Closer working between health and care has been discussed since 1974. No wonder the National Audit Office (NAO) public spending watchdog called for “further and faster progress towards a service that centres on the needs of individuals”. It warned that short-term funding arrangements and uncertainty about future funding make it more difficult for health and care services to plan effectively. (The £20bn-a-year boost for the NHS to mark its 70th birthday tomorrow, while welcome, risks becoming more of a sticking plaster, and noticeably included no money for social care.)

The silo mentality continues. Sir Amyas Morse, the NAO’s head, said: “The NHS did not like funds being syphoned off through the Better Care fund, while local government has reservations about sacrificing over half of its financial resources towards NHS England’s priorities, which risks eroding local democracy. The answer may lie in local flexibility, but that could leave serious gaps in delivering what is needed – an integrated service. Serious political leadership is needed.”

Over to you, Theresa May. But we shouldn’t hold our breath. Jeremy Hunt’s green paper on social care was due before parliament’s summer break but has been delayed until the autumn.
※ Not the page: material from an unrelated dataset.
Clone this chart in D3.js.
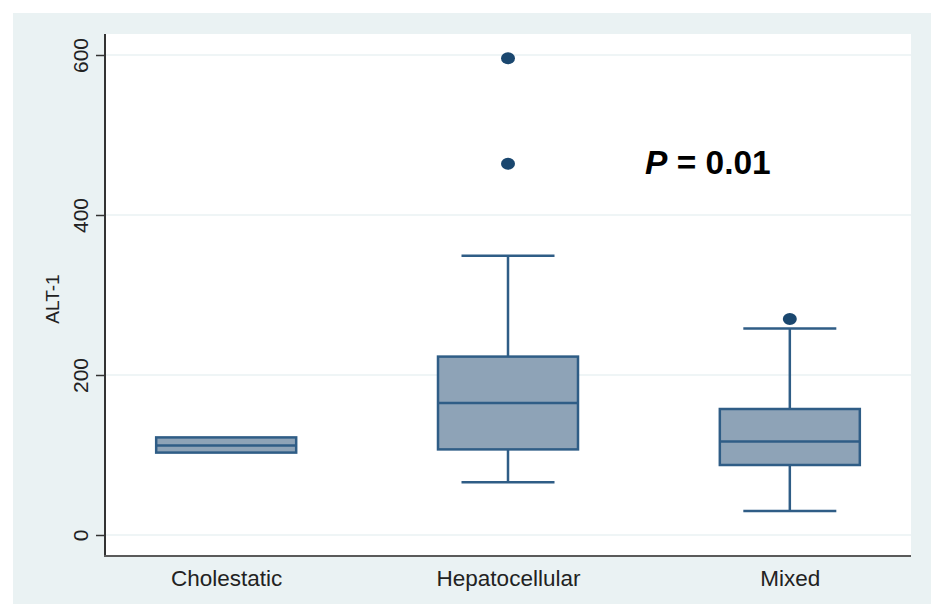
<!DOCTYPE html>
<html><head><meta charset="utf-8">
<script src="https://cdn.jsdelivr.net/npm/d3@7"></script>
<style>body{margin:0;background:#fff}</style></head>
<body>
<svg id="c" width="931" height="604"></svg>
<script>
const categories = ["Cholestatic", "Hepatocellular", "Mixed"];
const q1 = [103, 107, 87.5];
const median = [112, 165, 117];
const q3 = [122, 223, 157.5];
const whiskerLow = [103, 66, 30];
const whiskerHigh = [122, 349, 258];
const outliers = [[], [596, 464], [270]];
const yTicks = [0, 200, 400, 600];
const yLabel = "ALT-1";

const svg = d3.select("#c");
const W = 931, H = 604;
const plot = {left: 105, right: 911, top: 34, bottom: 556};

svg.append("rect").attr("width", W).attr("height", H).attr("fill", "#ffffff");
svg.append("rect").attr("x", 13).attr("y", 13).attr("width", W - 13).attr("height", H - 13).attr("fill", "#eaf2f3");
svg.append("rect").attr("x", plot.left).attr("y", plot.top)
  .attr("width", plot.right - plot.left).attr("height", plot.bottom - plot.top).attr("fill", "#ffffff");

const y = d3.scaleLinear().domain([0, 600]).range([535, 55]);
const x = d3.scalePoint().domain(categories).range([plot.left, plot.right]).padding(0.43);

// gridlines
svg.append("g").selectAll("line").data(yTicks).join("line")
  .attr("x1", plot.left).attr("x2", plot.right)
  .attr("y1", d => y(d)).attr("y2", d => y(d))
  .attr("stroke", "#eaf2f3").attr("stroke-width", 1.5);

// y axis
const yAxis = d3.axisLeft(y).tickValues(yTicks).tickSize(9).tickPadding(8).tickSizeOuter(0);
const gy = svg.append("g").attr("transform", `translate(${plot.left},0)`).call(yAxis);
gy.select(".domain").remove();
gy.selectAll(".tick line").attr("stroke", "#333").attr("stroke-width", 1.5);
gy.selectAll(".tick text")
  .attr("font-family", "Liberation Sans, Arial, sans-serif").attr("font-size", 21).attr("fill", "#222")
  .attr("transform", "rotate(-90)").attr("text-anchor", "middle")
  .attr("x", 0).attr("y", -17).attr("dy", 0);
svg.append("line").attr("x1", plot.left).attr("x2", plot.left).attr("y1", plot.top).attr("y2", plot.bottom + 1)
  .attr("stroke", "#333").attr("stroke-width", 2);

// x axis
const xAxis = d3.axisBottom(x).tickSize(0).tickPadding(14);
const gx = svg.append("g").attr("transform", `translate(0,${plot.bottom})`).call(xAxis);
gx.select(".domain").remove();
gx.selectAll(".tick text")
  .attr("font-family", "Liberation Sans, Arial, sans-serif").attr("font-size", 22.5).attr("fill", "#222")
  .attr("dy", "0.71em");
svg.append("line").attr("x1", plot.left - 1).attr("x2", plot.right).attr("y1", plot.bottom).attr("y2", plot.bottom)
  .attr("stroke", "#5a5a5a").attr("stroke-width", 2);

// y label
svg.append("text").attr("transform", `translate(59,299) rotate(-90)`)
  .attr("text-anchor", "middle").attr("font-family", "Liberation Sans, Arial, sans-serif")
  .attr("font-size", 19).attr("fill", "#222").text(yLabel);

// boxes
const boxW = 140, capW = 93;
const stroke = "#2f5d86", fill = "#8ea3b7";
categories.forEach((c, i) => {
  const cx = x(c);
  const g = svg.append("g");
  if (whiskerHigh[i] > q3[i]) {
    g.append("line").attr("x1", cx).attr("x2", cx).attr("y1", y(q3[i])).attr("y2", y(whiskerHigh[i]))
      .attr("stroke", stroke).attr("stroke-width", 2.5);
    g.append("line").attr("x1", cx - capW / 2).attr("x2", cx + capW / 2).attr("y1", y(whiskerHigh[i])).attr("y2", y(whiskerHigh[i]))
      .attr("stroke", stroke).attr("stroke-width", 2.5);
  }
  if (whiskerLow[i] < q1[i]) {
    g.append("line").attr("x1", cx).attr("x2", cx).attr("y1", y(q1[i])).attr("y2", y(whiskerLow[i]))
      .attr("stroke", stroke).attr("stroke-width", 2.5);
    g.append("line").attr("x1", cx - capW / 2).attr("x2", cx + capW / 2).attr("y1", y(whiskerLow[i])).attr("y2", y(whiskerLow[i]))
      .attr("stroke", stroke).attr("stroke-width", 2.5);
  }
  g.append("rect").attr("x", cx - boxW / 2).attr("width", boxW)
    .attr("y", y(q3[i])).attr("height", y(q1[i]) - y(q3[i]))
    .attr("fill", fill).attr("stroke", stroke).attr("stroke-width", 2.5);
  g.append("line").attr("x1", cx - boxW / 2).attr("x2", cx + boxW / 2).attr("y1", y(median[i])).attr("y2", y(median[i]))
    .attr("stroke", stroke).attr("stroke-width", 2.5);
  g.selectAll("ellipse").data(outliers[i]).join("ellipse")
    .attr("cx", cx).attr("cy", d => y(d)).attr("rx", 7).attr("ry", 6)
    .attr("fill", "#1a476f");
});

// annotation
const t = svg.append("text").attr("x", 645).attr("y", 174)
  .attr("font-family", "Liberation Sans, Arial, sans-serif").attr("font-size", 33.5)
  .attr("font-weight", "bold").attr("fill", "#000");
t.append("tspan").attr("font-style", "italic").text("P");
t.append("tspan").text(" = 0.01");
</script>
</body></html>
The word in Whitehall is that it will contain another “menu of options” rather than firm proposals. MPs in all parties are starting to think radical thoughts, with some senior Tories even preparing to call for social care to be removed from local authorities. A bit socialist, perhaps, and not very local.

What a shame May so mishandled the launch of her plans to reform social care funding last year’s general election. If she had prepared the ground, and included a ceiling for an individual’s contribution towards their care costs from the start, she had the seeds of a good policy. But having had her fingers burnt by the “dementia tax” label, she seems reluctant to go there again.

May has asked Conservatives to come up with 1,000 policy ideas for their next manifesto. What the country needs is one big idea – on social care and the NHS. May needs it too; it might just show there is life (for her) after Brexit.